What to produce ▸ Output every line exactly as written. Leave out pictures.

......

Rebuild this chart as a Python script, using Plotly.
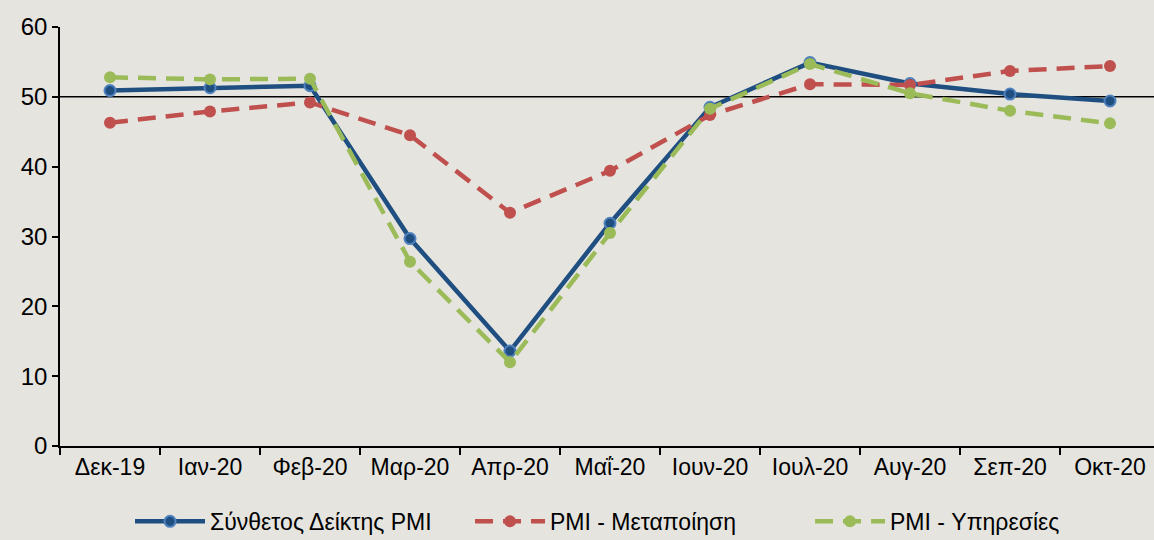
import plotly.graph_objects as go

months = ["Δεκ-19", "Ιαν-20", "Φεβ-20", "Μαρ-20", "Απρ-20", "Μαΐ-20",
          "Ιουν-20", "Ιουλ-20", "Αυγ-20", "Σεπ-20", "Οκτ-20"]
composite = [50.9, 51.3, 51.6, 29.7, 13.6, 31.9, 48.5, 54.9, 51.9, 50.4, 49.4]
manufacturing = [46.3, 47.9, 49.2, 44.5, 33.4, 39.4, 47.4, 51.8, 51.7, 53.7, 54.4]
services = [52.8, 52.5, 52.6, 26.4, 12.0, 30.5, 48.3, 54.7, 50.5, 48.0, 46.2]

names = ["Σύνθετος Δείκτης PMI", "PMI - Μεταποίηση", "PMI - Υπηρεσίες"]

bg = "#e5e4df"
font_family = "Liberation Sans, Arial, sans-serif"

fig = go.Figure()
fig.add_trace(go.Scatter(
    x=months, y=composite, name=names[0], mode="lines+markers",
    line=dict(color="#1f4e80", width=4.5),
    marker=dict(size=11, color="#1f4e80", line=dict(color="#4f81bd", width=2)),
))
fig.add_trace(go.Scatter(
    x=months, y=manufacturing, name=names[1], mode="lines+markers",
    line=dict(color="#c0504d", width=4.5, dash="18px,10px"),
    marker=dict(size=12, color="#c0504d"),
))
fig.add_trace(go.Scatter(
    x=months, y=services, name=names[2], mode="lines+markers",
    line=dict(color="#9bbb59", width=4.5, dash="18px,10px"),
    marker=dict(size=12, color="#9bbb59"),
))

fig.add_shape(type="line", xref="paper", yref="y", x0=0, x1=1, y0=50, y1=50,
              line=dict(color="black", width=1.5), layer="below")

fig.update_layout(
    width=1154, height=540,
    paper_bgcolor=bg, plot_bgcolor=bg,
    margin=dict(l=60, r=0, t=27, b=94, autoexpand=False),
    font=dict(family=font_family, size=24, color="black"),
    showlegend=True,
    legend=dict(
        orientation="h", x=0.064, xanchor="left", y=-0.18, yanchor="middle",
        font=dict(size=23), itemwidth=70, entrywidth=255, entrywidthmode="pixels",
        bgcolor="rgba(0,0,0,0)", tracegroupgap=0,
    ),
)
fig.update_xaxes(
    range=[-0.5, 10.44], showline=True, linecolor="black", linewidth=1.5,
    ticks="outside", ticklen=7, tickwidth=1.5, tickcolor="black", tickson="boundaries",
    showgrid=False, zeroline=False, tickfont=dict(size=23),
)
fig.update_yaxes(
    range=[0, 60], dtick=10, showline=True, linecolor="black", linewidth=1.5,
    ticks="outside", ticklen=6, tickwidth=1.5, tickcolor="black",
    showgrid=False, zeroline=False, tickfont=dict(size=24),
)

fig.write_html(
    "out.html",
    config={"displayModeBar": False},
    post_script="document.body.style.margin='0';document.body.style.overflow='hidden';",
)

......

Written solution ▸
Rebuild this chart as a Python script, using Plotly.
import plotly.graph_objects as go

months = ["Δεκ-19", "Ιαν-20", "Φεβ-20", "Μαρ-20", "Απρ-20", "Μαΐ-20",
          "Ιουν-20", "Ιουλ-20", "Αυγ-20", "Σεπ-20", "Οκτ-20"]
composite = [50.9, 51.3, 51.6, 29.7, 13.6, 31.9, 48.5, 54.9, 51.9, 50.4, 49.4]
manufacturing = [46.3, 47.9, 49.2, 44.5, 33.4, 39.4, 47.4, 51.8, 51.7, 53.7, 54.4]
services = [52.8, 52.5, 52.6, 26.4, 12.0, 30.5, 48.3, 54.7, 50.5, 48.0, 46.2]

names = ["Σύνθετος Δείκτης PMI", "PMI - Μεταποίηση", "PMI - Υπηρεσίες"]

bg = "#e5e4df"
font_family = "Liberation Sans, Arial, sans-serif"

fig = go.Figure()
fig.add_trace(go.Scatter(
    x=months, y=composite, name=names[0], mode="lines+markers",
    line=dict(color="#1f4e80", width=4.5),
    marker=dict(size=11, color="#1f4e80", line=dict(color="#4f81bd", width=2)),
))
fig.add_trace(go.Scatter(
    x=months, y=manufacturing, name=names[1], mode="lines+markers",
    line=dict(color="#c0504d", width=4.5, dash="18px,10px"),
    marker=dict(size=12, color="#c0504d"),
))
fig.add_trace(go.Scatter(
    x=months, y=services, name=names[2], mode="lines+markers",
    line=dict(color="#9bbb59", width=4.5, dash="18px,10px"),
    marker=dict(size=12, color="#9bbb59"),
))

fig.add_shape(type="line", xref="paper", yref="y", x0=0, x1=1, y0=50, y1=50,
              line=dict(color="black", width=1.5), layer="below")

fig.update_layout(
    width=1154, height=540,
    paper_bgcolor=bg, plot_bgcolor=bg,
    margin=dict(l=60, r=0, t=27, b=94, autoexpand=False),
    font=dict(family=font_family, size=24, color="black"),
    showlegend=True,
    legend=dict(
        orientation="h", x=0.064, xanchor="left", y=-0.18, yanchor="middle",
        font=dict(size=23), itemwidth=70, entrywidth=255, entrywidthmode="pixels",
        bgcolor="rgba(0,0,0,0)", tracegroupgap=0,
    ),
)
fig.update_xaxes(
    range=[-0.5, 10.44], showline=True, linecolor="black", linewidth=1.5,
    ticks="outside", ticklen=7, tickwidth=1.5, tickcolor="black", tickson="boundaries",
    showgrid=False, zeroline=False, tickfont=dict(size=23),
)
fig.update_yaxes(
    range=[0, 60], dtick=10, showline=True, linecolor="black", linewidth=1.5,
    ticks="outside", ticklen=6, tickwidth=1.5, tickcolor="black",
    showgrid=False, zeroline=False, tickfont=dict(size=24),
)

fig.write_html(
    "out.html",
    config={"displayModeBar": False},
    post_script="document.body.style.margin='0';document.body.style.overflow='hidden';",
)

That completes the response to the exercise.